REQUEST — Give back the exact lines spanning from the line with "Write a LaTeX" to the line with "(s9) at (158,725)", with both of those lines included and no others.

Rows from a dataset
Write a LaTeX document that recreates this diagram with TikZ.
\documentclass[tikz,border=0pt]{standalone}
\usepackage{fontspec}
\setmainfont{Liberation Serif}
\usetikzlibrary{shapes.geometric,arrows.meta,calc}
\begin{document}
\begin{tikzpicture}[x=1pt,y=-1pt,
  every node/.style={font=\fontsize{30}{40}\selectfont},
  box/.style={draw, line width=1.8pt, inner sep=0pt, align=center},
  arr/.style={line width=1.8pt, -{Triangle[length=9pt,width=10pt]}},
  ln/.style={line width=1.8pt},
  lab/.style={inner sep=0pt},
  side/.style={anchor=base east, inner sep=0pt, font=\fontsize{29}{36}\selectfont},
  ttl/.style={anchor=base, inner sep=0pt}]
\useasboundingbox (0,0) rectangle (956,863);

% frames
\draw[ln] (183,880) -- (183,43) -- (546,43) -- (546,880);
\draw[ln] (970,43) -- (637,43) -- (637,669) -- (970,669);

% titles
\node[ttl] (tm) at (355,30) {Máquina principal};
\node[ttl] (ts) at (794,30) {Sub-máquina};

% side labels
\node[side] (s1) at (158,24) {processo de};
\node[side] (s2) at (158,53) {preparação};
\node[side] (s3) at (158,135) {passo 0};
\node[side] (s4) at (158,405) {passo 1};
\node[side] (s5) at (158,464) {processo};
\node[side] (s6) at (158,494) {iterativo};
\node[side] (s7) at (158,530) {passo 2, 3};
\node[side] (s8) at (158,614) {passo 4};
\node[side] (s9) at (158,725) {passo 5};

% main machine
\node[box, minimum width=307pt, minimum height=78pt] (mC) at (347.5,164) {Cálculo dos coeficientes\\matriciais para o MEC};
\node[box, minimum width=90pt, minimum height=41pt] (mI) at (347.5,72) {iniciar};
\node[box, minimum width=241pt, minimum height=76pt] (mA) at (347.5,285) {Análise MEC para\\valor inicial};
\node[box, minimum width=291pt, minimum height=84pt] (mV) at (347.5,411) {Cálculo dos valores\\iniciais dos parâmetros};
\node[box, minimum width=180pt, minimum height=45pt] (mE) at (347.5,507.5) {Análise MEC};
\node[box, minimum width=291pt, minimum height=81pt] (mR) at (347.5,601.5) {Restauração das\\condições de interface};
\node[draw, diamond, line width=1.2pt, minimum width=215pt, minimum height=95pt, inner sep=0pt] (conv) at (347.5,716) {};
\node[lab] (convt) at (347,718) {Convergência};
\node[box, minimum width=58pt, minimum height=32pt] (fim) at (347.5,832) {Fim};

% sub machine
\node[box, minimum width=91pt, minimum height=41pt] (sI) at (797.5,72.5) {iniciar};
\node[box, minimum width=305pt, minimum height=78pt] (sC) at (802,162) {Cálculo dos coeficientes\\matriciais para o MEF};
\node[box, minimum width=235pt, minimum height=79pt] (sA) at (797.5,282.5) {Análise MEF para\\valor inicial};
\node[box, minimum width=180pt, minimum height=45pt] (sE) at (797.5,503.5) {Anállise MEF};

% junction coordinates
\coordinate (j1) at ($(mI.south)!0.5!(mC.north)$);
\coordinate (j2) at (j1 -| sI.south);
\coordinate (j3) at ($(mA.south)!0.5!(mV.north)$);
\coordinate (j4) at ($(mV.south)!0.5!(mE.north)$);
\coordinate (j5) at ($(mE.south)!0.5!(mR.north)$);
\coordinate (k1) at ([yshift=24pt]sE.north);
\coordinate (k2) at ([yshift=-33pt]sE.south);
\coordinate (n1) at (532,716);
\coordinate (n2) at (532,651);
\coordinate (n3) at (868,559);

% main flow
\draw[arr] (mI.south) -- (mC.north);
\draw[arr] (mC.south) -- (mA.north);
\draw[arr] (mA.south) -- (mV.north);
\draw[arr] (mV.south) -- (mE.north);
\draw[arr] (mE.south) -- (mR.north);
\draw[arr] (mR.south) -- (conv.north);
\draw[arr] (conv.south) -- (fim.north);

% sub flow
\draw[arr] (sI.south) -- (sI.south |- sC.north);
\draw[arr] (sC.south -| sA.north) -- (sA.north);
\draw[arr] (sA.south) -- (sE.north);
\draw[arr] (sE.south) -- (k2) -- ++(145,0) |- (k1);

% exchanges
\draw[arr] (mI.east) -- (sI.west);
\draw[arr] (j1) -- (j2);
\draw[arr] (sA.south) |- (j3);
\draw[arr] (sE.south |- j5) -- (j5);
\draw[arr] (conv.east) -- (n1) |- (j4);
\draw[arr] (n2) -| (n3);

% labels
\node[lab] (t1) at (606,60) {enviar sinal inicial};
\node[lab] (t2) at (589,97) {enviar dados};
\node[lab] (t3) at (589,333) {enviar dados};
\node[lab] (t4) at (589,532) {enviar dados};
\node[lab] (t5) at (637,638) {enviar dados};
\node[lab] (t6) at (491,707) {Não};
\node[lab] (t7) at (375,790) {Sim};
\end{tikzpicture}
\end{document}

==

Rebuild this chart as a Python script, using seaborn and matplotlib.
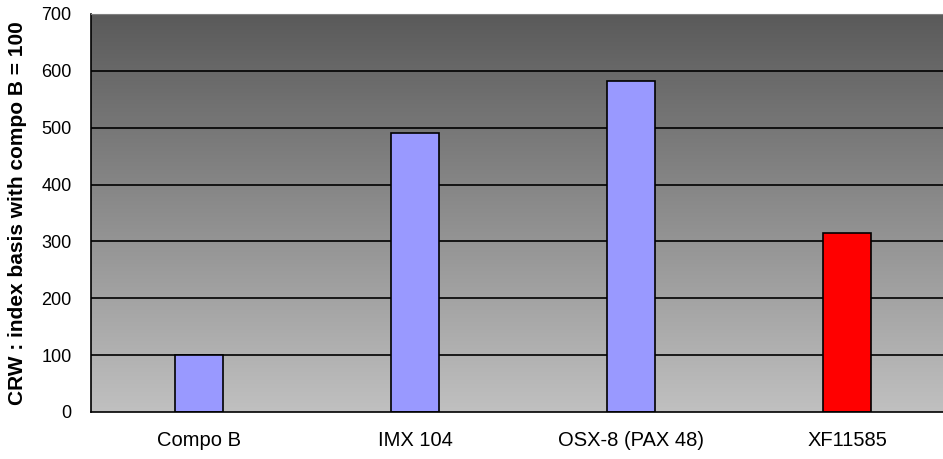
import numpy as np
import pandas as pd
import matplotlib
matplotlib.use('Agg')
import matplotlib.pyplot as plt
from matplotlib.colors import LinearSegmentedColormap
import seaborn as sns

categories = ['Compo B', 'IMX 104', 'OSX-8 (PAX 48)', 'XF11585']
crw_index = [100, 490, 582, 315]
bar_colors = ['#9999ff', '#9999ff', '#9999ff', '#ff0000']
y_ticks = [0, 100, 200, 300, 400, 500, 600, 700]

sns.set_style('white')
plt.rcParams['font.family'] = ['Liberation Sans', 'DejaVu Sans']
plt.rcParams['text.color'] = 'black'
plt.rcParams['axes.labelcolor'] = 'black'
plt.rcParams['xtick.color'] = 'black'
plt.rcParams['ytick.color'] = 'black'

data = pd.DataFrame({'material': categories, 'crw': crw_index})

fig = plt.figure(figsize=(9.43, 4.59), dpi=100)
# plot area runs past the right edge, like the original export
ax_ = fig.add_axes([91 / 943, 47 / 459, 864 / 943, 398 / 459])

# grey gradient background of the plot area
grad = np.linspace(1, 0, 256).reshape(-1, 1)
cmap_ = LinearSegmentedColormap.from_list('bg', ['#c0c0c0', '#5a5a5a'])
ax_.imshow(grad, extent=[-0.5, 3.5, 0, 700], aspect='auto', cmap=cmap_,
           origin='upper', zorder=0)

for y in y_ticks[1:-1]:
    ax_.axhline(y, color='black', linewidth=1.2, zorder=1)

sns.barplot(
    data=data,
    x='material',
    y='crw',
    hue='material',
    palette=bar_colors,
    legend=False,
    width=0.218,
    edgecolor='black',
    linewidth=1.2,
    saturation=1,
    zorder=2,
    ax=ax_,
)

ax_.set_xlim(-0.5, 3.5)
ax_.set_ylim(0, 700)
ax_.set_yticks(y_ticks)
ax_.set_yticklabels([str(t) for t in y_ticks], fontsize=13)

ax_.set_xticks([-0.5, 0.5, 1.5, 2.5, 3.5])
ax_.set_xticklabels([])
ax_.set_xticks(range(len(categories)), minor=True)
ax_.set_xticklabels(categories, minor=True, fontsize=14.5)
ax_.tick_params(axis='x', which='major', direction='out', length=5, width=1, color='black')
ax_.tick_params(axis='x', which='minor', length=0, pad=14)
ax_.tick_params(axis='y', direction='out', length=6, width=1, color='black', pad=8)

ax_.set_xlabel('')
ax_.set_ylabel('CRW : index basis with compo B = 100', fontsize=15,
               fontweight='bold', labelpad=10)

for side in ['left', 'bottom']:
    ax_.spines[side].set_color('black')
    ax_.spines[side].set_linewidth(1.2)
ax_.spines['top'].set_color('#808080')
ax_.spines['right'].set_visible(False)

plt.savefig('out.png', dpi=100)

SOLUTION TO THE PROBLEM —
Write a LaTeX document that recreates this diagram with TikZ.
\documentclass[tikz,border=0pt]{standalone}
\usepackage{fontspec}
\setmainfont{Liberation Serif}
\usetikzlibrary{shapes.geometric,arrows.meta,calc}
\begin{document}
\begin{tikzpicture}[x=1pt,y=-1pt,
  every node/.style={font=\fontsize{30}{40}\selectfont},
  box/.style={draw, line width=1.8pt, inner sep=0pt, align=center},
  arr/.style={line width=1.8pt, -{Triangle[length=9pt,width=10pt]}},
  ln/.style={line width=1.8pt},
  lab/.style={inner sep=0pt},
  side/.style={anchor=base east, inner sep=0pt, font=\fontsize{29}{36}\selectfont},
  ttl/.style={anchor=base, inner sep=0pt}]
\useasboundingbox (0,0) rectangle (956,863);

% frames
\draw[ln] (183,880) -- (183,43) -- (546,43) -- (546,880);
\draw[ln] (970,43) -- (637,43) -- (637,669) -- (970,669);

% titles
\node[ttl] (tm) at (355,30) {Máquina principal};
\node[ttl] (ts) at (794,30) {Sub-máquina};

% side labels
\node[side] (s1) at (158,24) {processo de};
\node[side] (s2) at (158,53) {preparação};
\node[side] (s3) at (158,135) {passo 0};
\node[side] (s4) at (158,405) {passo 1};
\node[side] (s5) at (158,464) {processo};
\node[side] (s6) at (158,494) {iterativo};
\node[side] (s7) at (158,530) {passo 2, 3};
\node[side] (s8) at (158,614) {passo 4};
\node[side] (s9) at (158,725) {passo 5};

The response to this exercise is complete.